§ Objective
Exactly as written, quote every line that follows, skipping the images.

================

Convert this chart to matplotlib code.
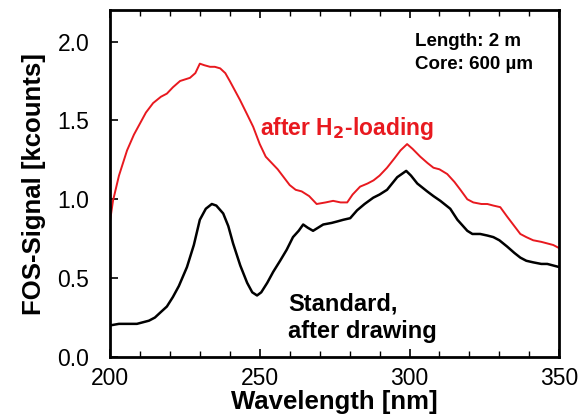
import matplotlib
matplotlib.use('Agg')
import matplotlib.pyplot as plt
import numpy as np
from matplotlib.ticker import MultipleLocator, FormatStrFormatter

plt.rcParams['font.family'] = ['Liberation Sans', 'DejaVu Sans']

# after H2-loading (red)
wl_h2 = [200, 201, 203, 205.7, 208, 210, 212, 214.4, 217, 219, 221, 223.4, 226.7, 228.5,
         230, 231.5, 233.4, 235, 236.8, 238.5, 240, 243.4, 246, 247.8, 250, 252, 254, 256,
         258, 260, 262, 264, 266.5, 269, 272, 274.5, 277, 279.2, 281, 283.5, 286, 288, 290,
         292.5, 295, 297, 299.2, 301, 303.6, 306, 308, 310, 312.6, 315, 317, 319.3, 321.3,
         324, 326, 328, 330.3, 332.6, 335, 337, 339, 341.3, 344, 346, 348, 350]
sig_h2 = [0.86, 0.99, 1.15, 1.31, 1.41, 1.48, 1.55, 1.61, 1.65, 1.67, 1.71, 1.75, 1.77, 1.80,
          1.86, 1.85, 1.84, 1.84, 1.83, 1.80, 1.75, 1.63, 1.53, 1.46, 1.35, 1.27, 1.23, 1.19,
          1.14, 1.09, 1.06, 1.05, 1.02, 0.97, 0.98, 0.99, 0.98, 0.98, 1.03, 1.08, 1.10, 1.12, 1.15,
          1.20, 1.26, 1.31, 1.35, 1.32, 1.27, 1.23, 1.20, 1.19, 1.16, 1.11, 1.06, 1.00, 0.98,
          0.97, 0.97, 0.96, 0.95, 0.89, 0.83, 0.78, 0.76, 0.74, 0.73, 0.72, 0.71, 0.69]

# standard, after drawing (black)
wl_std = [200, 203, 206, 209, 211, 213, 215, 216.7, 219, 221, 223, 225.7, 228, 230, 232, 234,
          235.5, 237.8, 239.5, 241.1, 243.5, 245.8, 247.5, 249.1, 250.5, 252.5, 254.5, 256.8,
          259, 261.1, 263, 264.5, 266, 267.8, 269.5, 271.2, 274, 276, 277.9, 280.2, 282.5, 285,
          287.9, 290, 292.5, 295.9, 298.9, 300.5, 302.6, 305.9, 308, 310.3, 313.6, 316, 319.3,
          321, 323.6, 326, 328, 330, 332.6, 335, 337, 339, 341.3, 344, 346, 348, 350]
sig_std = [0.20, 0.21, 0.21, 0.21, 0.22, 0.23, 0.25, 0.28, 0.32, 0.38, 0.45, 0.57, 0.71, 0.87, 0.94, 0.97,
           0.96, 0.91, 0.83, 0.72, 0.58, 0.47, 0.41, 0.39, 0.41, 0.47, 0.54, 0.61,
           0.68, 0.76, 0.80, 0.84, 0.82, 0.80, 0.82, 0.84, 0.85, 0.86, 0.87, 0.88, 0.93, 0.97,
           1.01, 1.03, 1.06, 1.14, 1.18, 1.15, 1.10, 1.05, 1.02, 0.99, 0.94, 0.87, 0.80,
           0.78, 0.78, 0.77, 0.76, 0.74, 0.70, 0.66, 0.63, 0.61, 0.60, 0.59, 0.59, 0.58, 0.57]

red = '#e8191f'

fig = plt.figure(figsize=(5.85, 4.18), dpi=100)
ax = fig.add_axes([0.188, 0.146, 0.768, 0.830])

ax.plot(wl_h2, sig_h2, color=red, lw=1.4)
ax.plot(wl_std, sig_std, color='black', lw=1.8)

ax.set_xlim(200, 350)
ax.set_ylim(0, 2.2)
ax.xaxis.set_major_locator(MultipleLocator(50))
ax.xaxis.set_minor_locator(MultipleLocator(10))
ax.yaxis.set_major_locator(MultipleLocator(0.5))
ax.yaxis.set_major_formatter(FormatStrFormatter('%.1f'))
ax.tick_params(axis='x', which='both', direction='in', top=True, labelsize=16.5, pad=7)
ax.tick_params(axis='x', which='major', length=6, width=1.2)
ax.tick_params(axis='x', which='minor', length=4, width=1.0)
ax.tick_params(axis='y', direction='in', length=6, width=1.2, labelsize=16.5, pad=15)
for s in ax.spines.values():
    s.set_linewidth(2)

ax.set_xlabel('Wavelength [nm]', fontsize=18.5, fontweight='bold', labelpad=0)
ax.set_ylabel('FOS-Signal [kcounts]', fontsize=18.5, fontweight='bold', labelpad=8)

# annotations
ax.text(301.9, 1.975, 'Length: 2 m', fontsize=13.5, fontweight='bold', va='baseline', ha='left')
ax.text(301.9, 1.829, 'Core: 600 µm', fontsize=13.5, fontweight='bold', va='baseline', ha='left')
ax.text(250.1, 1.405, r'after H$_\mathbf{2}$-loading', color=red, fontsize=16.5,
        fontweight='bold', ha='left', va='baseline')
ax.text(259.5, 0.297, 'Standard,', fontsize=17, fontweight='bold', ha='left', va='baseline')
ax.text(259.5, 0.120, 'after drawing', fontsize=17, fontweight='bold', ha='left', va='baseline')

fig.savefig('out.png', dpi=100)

================

§ Output below
Convert this chart to matplotlib code.
import matplotlib
matplotlib.use('Agg')
import matplotlib.pyplot as plt
import numpy as np
from matplotlib.ticker import MultipleLocator, FormatStrFormatter

plt.rcParams['font.family'] = ['Liberation Sans', 'DejaVu Sans']

# after H2-loading (red)
wl_h2 = [200, 201, 203, 205.7, 208, 210, 212, 214.4, 217, 219, 221, 223.4, 226.7, 228.5,
         230, 231.5, 233.4, 235, 236.8, 238.5, 240, 243.4, 246, 247.8, 250, 252, 254, 256,
         258, 260, 262, 264, 266.5, 269, 272, 274.5, 277, 279.2, 281, 283.5, 286, 288, 290,
         292.5, 295, 297, 299.2, 301, 303.6, 306, 308, 310, 312.6, 315, 317, 319.3, 321.3,
         324, 326, 328, 330.3, 332.6, 335, 337, 339, 341.3, 344, 346, 348, 350]
sig_h2 = [0.86, 0.99, 1.15, 1.31, 1.41, 1.48, 1.55, 1.61, 1.65, 1.67, 1.71, 1.75, 1.77, 1.80,
          1.86, 1.85, 1.84, 1.84, 1.83, 1.80, 1.75, 1.63, 1.53, 1.46, 1.35, 1.27, 1.23, 1.19,
          1.14, 1.09, 1.06, 1.05, 1.02, 0.97, 0.98, 0.99, 0.98, 0.98, 1.03, 1.08, 1.10, 1.12, 1.15,
          1.20, 1.26, 1.31, 1.35, 1.32, 1.27, 1.23, 1.20, 1.19, 1.16, 1.11, 1.06, 1.00, 0.98,
          0.97, 0.97, 0.96, 0.95, 0.89, 0.83, 0.78, 0.76, 0.74, 0.73, 0.72, 0.71, 0.69]

# standard, after drawing (black)
wl_std = [200, 203, 206, 209, 211, 213, 215, 216.7, 219, 221, 223, 225.7, 228, 230, 232, 234,
          235.5, 237.8, 239.5, 241.1, 243.5, 245.8, 247.5, 249.1, 250.5, 252.5, 254.5, 256.8,
          259, 261.1, 263, 264.5, 266, 267.8, 269.5, 271.2, 274, 276, 277.9, 280.2, 282.5, 285,
          287.9, 290, 292.5, 295.9, 298.9, 300.5, 302.6, 305.9, 308, 310.3, 313.6, 316, 319.3,
          321, 323.6, 326, 328, 330, 332.6, 335, 337, 339, 341.3, 344, 346, 348, 350]
sig_std = [0.20, 0.21, 0.21, 0.21, 0.22, 0.23, 0.25, 0.28, 0.32, 0.38, 0.45, 0.57, 0.71, 0.87, 0.94, 0.97,
           0.96, 0.91, 0.83, 0.72, 0.58, 0.47, 0.41, 0.39, 0.41, 0.47, 0.54, 0.61,
           0.68, 0.76, 0.80, 0.84, 0.82, 0.80, 0.82, 0.84, 0.85, 0.86, 0.87, 0.88, 0.93, 0.97,
           1.01, 1.03, 1.06, 1.14, 1.18, 1.15, 1.10, 1.05, 1.02, 0.99, 0.94, 0.87, 0.80,
           0.78, 0.78, 0.77, 0.76, 0.74, 0.70, 0.66, 0.63, 0.61, 0.60, 0.59, 0.59, 0.58, 0.57]

red = '#e8191f'

fig = plt.figure(figsize=(5.85, 4.18), dpi=100)
ax = fig.add_axes([0.188, 0.146, 0.768, 0.830])

ax.plot(wl_h2, sig_h2, color=red, lw=1.4)
ax.plot(wl_std, sig_std, color='black', lw=1.8)

ax.set_xlim(200, 350)
ax.set_ylim(0, 2.2)
ax.xaxis.set_major_locator(MultipleLocator(50))
ax.xaxis.set_minor_locator(MultipleLocator(10))
ax.yaxis.set_major_locator(MultipleLocator(0.5))
ax.yaxis.set_major_formatter(FormatStrFormatter('%.1f'))
ax.tick_params(axis='x', which='both', direction='in', top=True, labelsize=16.5, pad=7)
ax.tick_params(axis='x', which='major', length=6, width=1.2)
ax.tick_params(axis='x', which='minor', length=4, width=1.0)
ax.tick_params(axis='y', direction='in', length=6, width=1.2, labelsize=16.5, pad=15)
for s in ax.spines.values():
    s.set_linewidth(2)

ax.set_xlabel('Wavelength [nm]', fontsize=18.5, fontweight='bold', labelpad=0)
ax.set_ylabel('FOS-Signal [kcounts]', fontsize=18.5, fontweight='bold', labelpad=8)

# annotations
ax.text(301.9, 1.975, 'Length: 2 m', fontsize=13.5, fontweight='bold', va='baseline', ha='left')
ax.text(301.9, 1.829, 'Core: 600 µm', fontsize=13.5, fontweight='bold', va='baseline', ha='left')
ax.text(250.1, 1.405, r'after H$_\mathbf{2}$-loading', color=red, fontsize=16.5,
        fontweight='bold', ha='left', va='baseline')
ax.text(259.5, 0.297, 'Standard,', fontsize=17, fontweight='bold', ha='left', va='baseline')
ax.text(259.5, 0.120, 'after drawing', fontsize=17, fontweight='bold', ha='left', va='baseline')

fig.savefig('out.png', dpi=100)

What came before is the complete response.